The new pipelines lead to two goals: export and electrical generation with natural gas. Let’s deal with export first. I read a decade after WWII that “the quality hematite iron ore the United States originally had now lays on the bottom of the Pacific Ocean,” that what was left (in considerable abundance), was taconite, a very hard (low grade) stuff. The resource now produces 52 million metric tons, eighth in the world, between South Africa at 67 and Canada at 40. China produces 1320 million metric tons of iron ore.

All of us on earth are similarly situated with many raw materials. The United States is behind Australia, Canada and Japan in tonnage of raw materials used per capita, according to this Bloomberg article, but the other countries export a lot, the first two raw materials, and Japan manufactured products.

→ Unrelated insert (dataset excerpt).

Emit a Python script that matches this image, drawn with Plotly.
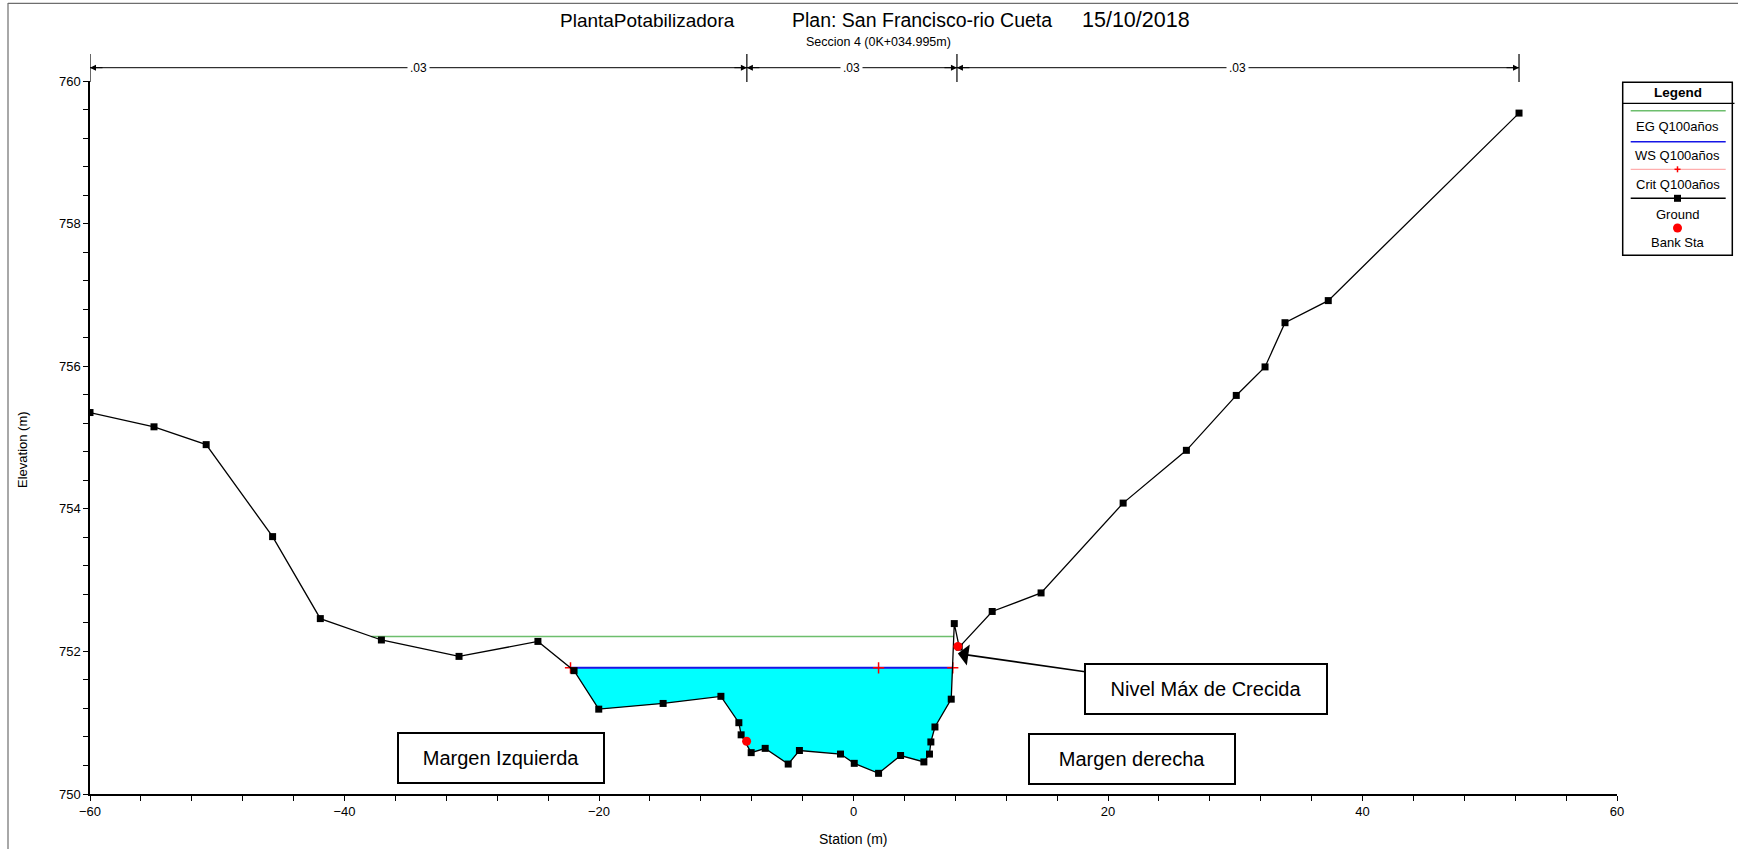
import numpy as np
import plotly.graph_objects as go

# ---- Cross-section data (Seccion 4) ----
station = [-60.0, -54.97, -50.87, -45.65, -41.9, -37.1, -31.0, -24.8, -21.96, -20.02,
           -14.96, -10.42, -9.01, -8.83, -8.04, -6.94, -5.13, -4.25, -1.02, 0.06,
           1.97, 3.70, 5.53, 5.97, 6.08, 6.40, 7.68, 7.92, 8.31, 10.9,
           14.74, 21.19, 26.16, 30.08, 32.34, 33.91, 37.31, 52.3]
elevation = [755.35, 755.15, 754.90, 753.61, 752.46, 752.16, 751.93, 752.14, 751.73, 751.19,
             751.27, 751.37, 751.00, 750.83, 750.58, 750.64, 750.42, 750.61, 750.56, 750.43,
             750.29, 750.54, 750.45, 750.56, 750.73, 750.94, 751.33, 752.39, 752.06, 752.56,
             752.82, 754.08, 754.82, 755.59, 755.99, 756.61, 756.92, 759.55]

ws_elev = 751.77          # WS Q100años
eg_elev = 752.21          # EG Q100años
crit_station = [-22.24, 1.97, 7.80]
crit_elev = [751.77, 751.77, 751.77]
bank_station = [-8.40, 8.20]
bank_elev = [750.74, 752.07]

manning_breaks = [-60.0, -8.38, 8.13, 52.3]
manning_n = [0.03, 0.03, 0.03]

# ---- page geometry (pixels) ----
W, H = 1738, 849
L, R, T, B = 90, 121, 81, 55
PW, PH = W - L - R, H - T - B


def px2x(px):
    return (px - L) / PW


def px2y(py):
    return (H - B - py) / PH


FONT = "Liberation Sans, Arial, sans-serif"

sta = np.array(station)
elv = np.array(elevation)


def crossing(level, lo, hi):
    """station where the ground between two indices crosses a level"""
    for i in range(lo, hi):
        a, b = elv[i], elv[i + 1]
        if (a - level) * (b - level) <= 0 and a != b:
            return sta[i] + (level - a) / (b - a) * (sta[i + 1] - sta[i])
    return None


# water surface extents in the main channel
ws_left = crossing(ws_elev, 7, 9)
ws_right = crossing(ws_elev, 26, 28)
eg_left = crossing(eg_elev, 4, 6)
eg_right = crossing(eg_elev, 26, 28)

inside = (sta > ws_left) & (sta < ws_right)
poly_x = [ws_left] + list(sta[inside]) + [ws_right]
poly_y = [ws_elev] + list(elv[inside]) + [ws_elev]

fig = go.Figure()

# water fill
fig.add_trace(go.Scatter(x=poly_x, y=poly_y, fill="toself", fillcolor="#00FFFF",
                         line=dict(width=0), mode="lines", hoverinfo="skip"))
# energy grade line
fig.add_trace(go.Scatter(x=[eg_left, eg_right], y=[eg_elev, eg_elev], mode="lines",
                         line=dict(color="#6DBE6D", width=1.5)))
# critical depth line
fig.add_trace(go.Scatter(x=[ws_left, ws_right], y=[ws_elev, ws_elev], mode="lines",
                         line=dict(color="#FF9A9A", width=1)))
# water surface
fig.add_trace(go.Scatter(x=[ws_left, ws_right], y=[ws_elev, ws_elev], mode="lines",
                         line=dict(color="#1515E6", width=2)))
# critical markers
fig.add_trace(go.Scatter(x=crit_station, y=crit_elev, mode="markers",
                         marker=dict(symbol="cross-thin", size=8, color="#FF0000",
                                     line=dict(color="#FF0000", width=1.5))))
# ground
fig.add_trace(go.Scatter(x=station, y=elevation, mode="lines+markers",
                         line=dict(color="black", width=1.3),
                         marker=dict(symbol="square", size=7, color="black")))
# bank stations
fig.add_trace(go.Scatter(x=bank_station, y=bank_elev, mode="markers",
                         marker=dict(symbol="circle", size=9, color="#FF0000")))

shapes = []
annotations = []


def label(x, y, text, size, xref="paper", yref="paper", **kw):
    d = dict(x=x, y=y, xref=xref, yref=yref, text=text, showarrow=False,
             xanchor="center", yanchor="middle",
             font=dict(family=FONT, size=size, color="black"))
    d.update(kw)
    annotations.append(d)


# ---- Manning's n bar above the plot ----
bar_y = px2y(67.7)
shapes.append(dict(type="line", xref="x", yref="paper", x0=manning_breaks[0], x1=manning_breaks[-1],
                   y0=bar_y, y1=bar_y, line=dict(color="black", width=1)))
for b in manning_breaks:
    shapes.append(dict(type="line", xref="x", yref="paper", x0=b, x1=b,
                       y0=px2y(54), y1=px2y(82), line=dict(color="black", width=1.2)))
for i, n in enumerate(manning_n):
    a, b = manning_breaks[i], manning_breaks[i + 1]
    annotations.append(dict(x=a, y=bar_y, xref="x", yref="paper", ax=14, ay=0, text="",
                            showarrow=True, arrowhead=2, arrowsize=1.2, arrowwidth=1,
                            arrowcolor="black", standoff=0))
    annotations.append(dict(x=b, y=bar_y, xref="x", yref="paper", ax=-14, ay=0, text="",
                            showarrow=True, arrowhead=2, arrowsize=1.2, arrowwidth=1,
                            arrowcolor="black", standoff=0))
    label((a + b) / 2, bar_y, ("%.2f" % n).lstrip("0"), 12, xref="x",
          bgcolor="white", borderpad=2)

# ---- titles ----
label(px2x(647.5), px2y(20), "PlantaPotabilizadora", 19)
label(px2x(921.7), px2y(20), "Plan: San Francisco-rio Cueta", 19.5)
label(px2x(1136), px2y(20), "15/10/2018", 21.5)
label(px2x(878.6), px2y(42), "Seccion 4 (0K+034.995m)", 12.5)
label(px2x(853), px2y(839), "Station (m)", 14)
label(px2x(22), px2y(450), "Elevation (m)", 13, textangle=-90)

# ---- callouts ----
annotations.append(dict(x=8.2, y=751.97, xref="x", yref="y", ax=27.71, ay=751.47,
                        axref="x", ayref="y", text="Nivel Máx de Crecida", showarrow=True,
                        arrowhead=1, arrowsize=2.2, arrowwidth=1.6, arrowcolor="black",
                        bordercolor="black", borderwidth=2, borderpad=2, bgcolor="white",
                        width=236, height=44,
                        font=dict(family=FONT, size=20, color="black")))
label(-27.73, 750.505, "Margen Izquierda", 20, xref="x", yref="y",
      bordercolor="black", borderwidth=2, borderpad=2, bgcolor="white", width=200, height=44)
label(21.91, 750.49, "Margen derecha", 20, xref="x", yref="y",
      bordercolor="black", borderwidth=2, borderpad=2, bgcolor="white", width=200, height=44)

# ---- legend panel ----
lx0, lx1, ly0, ly1 = 1622.7, 1732.3, 82.3, 255.3
shapes.append(dict(type="rect", xref="paper", yref="paper", x0=px2x(lx0), x1=px2x(lx1),
                   y0=px2y(ly0), y1=px2y(ly1), line=dict(color="black", width=1.5),
                   fillcolor="white"))
shapes.append(dict(type="line", xref="paper", yref="paper", x0=px2x(lx0), x1=px2x(1734.5),
                   y0=px2y(103.3), y1=px2y(103.3), line=dict(color="black", width=1.3)))
cx = 1677.5
label(px2x(cx), px2y(92.5), "<b>Legend</b>", 13.5)
items = [("EG Q100años", "#6DBE6D", 110.7, 126.7, None),
         ("WS Q100años", "#1515E6", 141.7, 155.0, None),
         ("Crit Q100años", "#FF9A9A", 169.3, 184.3, "cross"),
         ("Ground", "black", 198.3, 214.0, "square"),
         ("Bank Sta", None, 228.0, 242.7, "dot")]
for text, col, ly, ty, mk in items:
    if col is not None:
        shapes.append(dict(type="line", xref="paper", yref="paper", x0=px2x(1630.7),
                           x1=px2x(1725.7), y0=px2y(ly), y1=px2y(ly),
                           line=dict(color=col, width=1.5 if col != "#FF9A9A" else 1)))
    if mk == "cross":
        shapes.append(dict(type="line", xref="paper", yref="paper", x0=px2x(cx - 3),
                           x1=px2x(cx + 3), y0=px2y(ly), y1=px2y(ly),
                           line=dict(color="#FF0000", width=1.5)))
        shapes.append(dict(type="line", xref="paper", yref="paper", x0=px2x(cx),
                           x1=px2x(cx), y0=px2y(ly - 3), y1=px2y(ly + 3),
                           line=dict(color="#FF0000", width=1.5)))
    elif mk == "square":
        shapes.append(dict(type="rect", xref="paper", yref="paper", x0=px2x(cx - 3.5),
                           x1=px2x(cx + 3.5), y0=px2y(ly - 3.5), y1=px2y(ly + 3.5),
                           line=dict(width=0), fillcolor="black"))
    elif mk == "dot":
        shapes.append(dict(type="circle", xref="paper", yref="paper", x0=px2x(cx - 4.5),
                           x1=px2x(cx + 4.5), y0=px2y(ly - 4.5), y1=px2y(ly + 4.5),
                           line=dict(width=0), fillcolor="#FF0000"))
    label(px2x(cx), px2y(ty), text, 13)

# ---- window frame ----
shapes.append(dict(type="line", xref="paper", yref="paper", x0=px2x(8), x1=px2x(8),
                   y0=px2y(3), y1=px2y(849), line=dict(color="#6E6E6E", width=1.2)))
shapes.append(dict(type="line", xref="paper", yref="paper", x0=px2x(8), x1=px2x(1738),
                   y0=px2y(3.3), y1=px2y(3.3), line=dict(color="#6E6E6E", width=1.2)))

fig.update_layout(
    width=W, height=H,
    margin=dict(l=L, r=R, t=T, b=B, pad=0),
    paper_bgcolor="white", plot_bgcolor="white",
    showlegend=False,
    shapes=shapes, annotations=annotations,
    font=dict(family=FONT, color="black"),
    xaxis=dict(range=[-60, 60], tickmode="linear", tick0=-60, dtick=20,
               ticks="outside", ticklen=5, tickwidth=1.2, tickcolor="black",
               minor=dict(dtick=4, tick0=-60, ticks="outside", ticklen=5, tickwidth=1.2,
                          tickcolor="black", showgrid=False),
               showline=True, linecolor="black", linewidth=1.5,
               showgrid=False, zeroline=False,
               tickfont=dict(family=FONT, size=13, color="black")),
    yaxis=dict(range=[750, 760], tickmode="linear", tick0=750, dtick=2,
               ticks="outside", ticklen=5, tickwidth=1.2, tickcolor="black",
               minor=dict(dtick=0.4, tick0=750, ticks="outside", ticklen=5, tickwidth=1.2,
                          tickcolor="black", showgrid=False),
               showline=True, linecolor="black", linewidth=1.5,
               showgrid=False, zeroline=False,
               tickfont=dict(family=FONT, size=13, color="black")),
)

fig.write_html("out.html")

We import much finished product, the raw materials for which not shown in this diagram. And the US has a military larger than all the rest put together, certainly no accident. The easy, high quality hydrocarbon energy of the US is gone. Is it wise to export the product of expensive extraction, last dregs of natural gas in the country?

The enthusiasm for using gas for electrical generation is unbounded, as you will find from this 2012 article in Forbes. It quotes a few paragraphs from the National Petroleum Council 2007 paper “Electric Generation Efficiency.” He quotes efficiencies with no recognition of how coal is used, nor the losses of methane from the production and transportation of natural gas. Theoretically, gas generation will produce 57% as much carbon dioxide as coal to generate the same amount of electricity if it is used for heat only. If it is run through a gas turbine and the heat is then used, the theoretical goes to 45% as much carbon dioxide.

However, production of natural gas and transportation results in considerable loss of methane, an even more powerful greenhouse gas than carbon dioxide, so the difference in effect is not great. And, of course, no one cares about damage to land and water, or effects, on the people who live there, including sickness.

So how did the Upshur County Commission handle this potentially county transformative technology? It was strictly ho-hum stuff. Agreeing to cooperate with the FERC process took less than a minute. The Chairman read the item of business: “Correspondence from Columbia Gas Transmission, LLC providing explanation on the WB Xpress Project and inviting the Commission to participate in the Federal Energy Regulatory Commission’s Pre- filing review process.”

And another moved to pass the item, then a vote and it was approved. Just like paying a bill or raising pay of an employee who had reached the statutory time in office for a raise. Nothing from the gas company and nothing from the audience was evident. Not even where it would go in the county!

{ 2 comments… read them below or add one }

A P Mama April 13, 2015 at 4:59 pm

Not to mention the NINE compressor stations along the route.

Say goodbye to peace and quiet, clean air, and the tourism industry.

Who would want to come here and settle with all these disturbances?

We have already been losing people in most of these counties.


S. Thomas Bond April 19, 2015 at 5:02 pm

Yes, West Virginia has the highest rate of population loss of any state.